#### DATA PROVIDED ####
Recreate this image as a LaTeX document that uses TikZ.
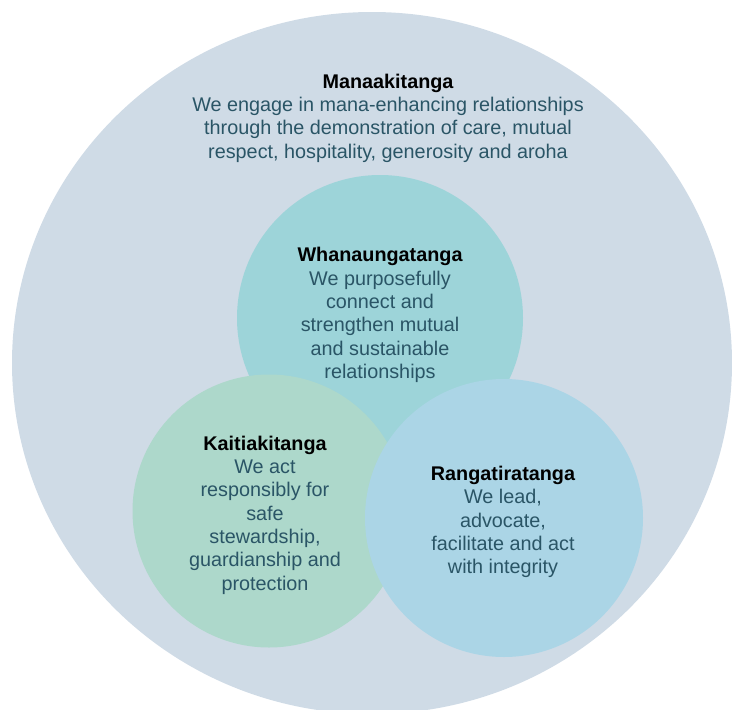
\documentclass[tikz,border=0pt]{standalone}
\usepackage{fontspec}
\setmainfont{Liberation Sans}
\usetikzlibrary{shapes.geometric}
\definecolor{outerfill}{HTML}{CFDBE6}
\definecolor{whanaufill}{HTML}{9DD4D9}
\definecolor{kaitifill}{HTML}{ADD8CB}
\definecolor{rangafill}{HTML}{ABD5E6}
\definecolor{bodytext}{HTML}{2A5566}
\begin{document}
\begin{tikzpicture}[x=1pt,y=-1pt,
  ring/.style={circle,draw=none,inner sep=0pt},
  label/.style={align=center,inner sep=0pt,font=\fontsize{19.8}{23.3}\selectfont,text=bodytext}]
\useasboundingbox (0,0) rectangle (732,710);
% outer value
\node[ellipse,fill=outerfill,draw=none,minimum width=720pt,minimum height=702pt,inner sep=0pt] (mana) at (372,363) {};
% three inner values
\node[ring,fill=whanaufill,minimum size=286pt] (whanau) at (380,318) {};
\node[ring,fill=kaitifill,minimum size=273pt] (kaiti) at (269,511) {};
\node[ring,fill=rangafill,minimum size=278pt] (ranga) at (504,518) {};
% texts
\node[label] (manatext) at (388,118) {{\bfseries\color{black}Manaakitanga}\\We engage in mana-enhancing relationships\\through the demonstration of care, mutual\\respect, hospitality, generosity and aroha};
\node[label] (whanautext) at (380,315) {{\bfseries\color{black}Whanaungatanga}\\We purposefully\\connect and\\strengthen mutual\\and sustainable\\relationships};
\node[label] (kaititext) at (265,515) {{\bfseries\color{black}Kaitiakitanga}\\We act\\responsibly for\\safe\\stewardship,\\guardianship and\\protection};
\node[label] (rangatext) at (503,522) {{\bfseries\color{black}Rangatiratanga}\\We lead,\\advocate,\\facilitate and act\\with integrity};
\end{tikzpicture}
\end{document}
####
**DESCRIPTION OF THE TASK**
Exclude the pictures. Write out the remaining data exactly.

**CORRECT OUTPUT**
Recreate this image as a LaTeX document that uses TikZ.
\documentclass[tikz,border=0pt]{standalone}
\usepackage{fontspec}
\setmainfont{Liberation Sans}
\usetikzlibrary{shapes.geometric}
\definecolor{outerfill}{HTML}{CFDBE6}
\definecolor{whanaufill}{HTML}{9DD4D9}
\definecolor{kaitifill}{HTML}{ADD8CB}
\definecolor{rangafill}{HTML}{ABD5E6}
\definecolor{bodytext}{HTML}{2A5566}
\begin{document}
\begin{tikzpicture}[x=1pt,y=-1pt,
  ring/.style={circle,draw=none,inner sep=0pt},
  label/.style={align=center,inner sep=0pt,font=\fontsize{19.8}{23.3}\selectfont,text=bodytext}]
\useasboundingbox (0,0) rectangle (732,710);
% outer value
\node[ellipse,fill=outerfill,draw=none,minimum width=720pt,minimum height=702pt,inner sep=0pt] (mana) at (372,363) {};
% three inner values
\node[ring,fill=whanaufill,minimum size=286pt] (whanau) at (380,318) {};
\node[ring,fill=kaitifill,minimum size=273pt] (kaiti) at (269,511) {};
\node[ring,fill=rangafill,minimum size=278pt] (ranga) at (504,518) {};
% texts
\node[label] (manatext) at (388,118) {{\bfseries\color{black}Manaakitanga}\\We engage in mana-enhancing relationships\\through the demonstration of care, mutual\\respect, hospitality, generosity and aroha};
\node[label] (whanautext) at (380,315) {{\bfseries\color{black}Whanaungatanga}\\We purposefully\\connect and\\strengthen mutual\\and sustainable\\relationships};
\node[label] (kaititext) at (265,515) {{\bfseries\color{black}Kaitiakitanga}\\We act\\responsibly for\\safe\\stewardship,\\guardianship and\\protection};
\node[label] (rangatext) at (503,522) {{\bfseries\color{black}Rangatiratanga}\\We lead,\\advocate,\\facilitate and act\\with integrity};
\end{tikzpicture}
\end{document}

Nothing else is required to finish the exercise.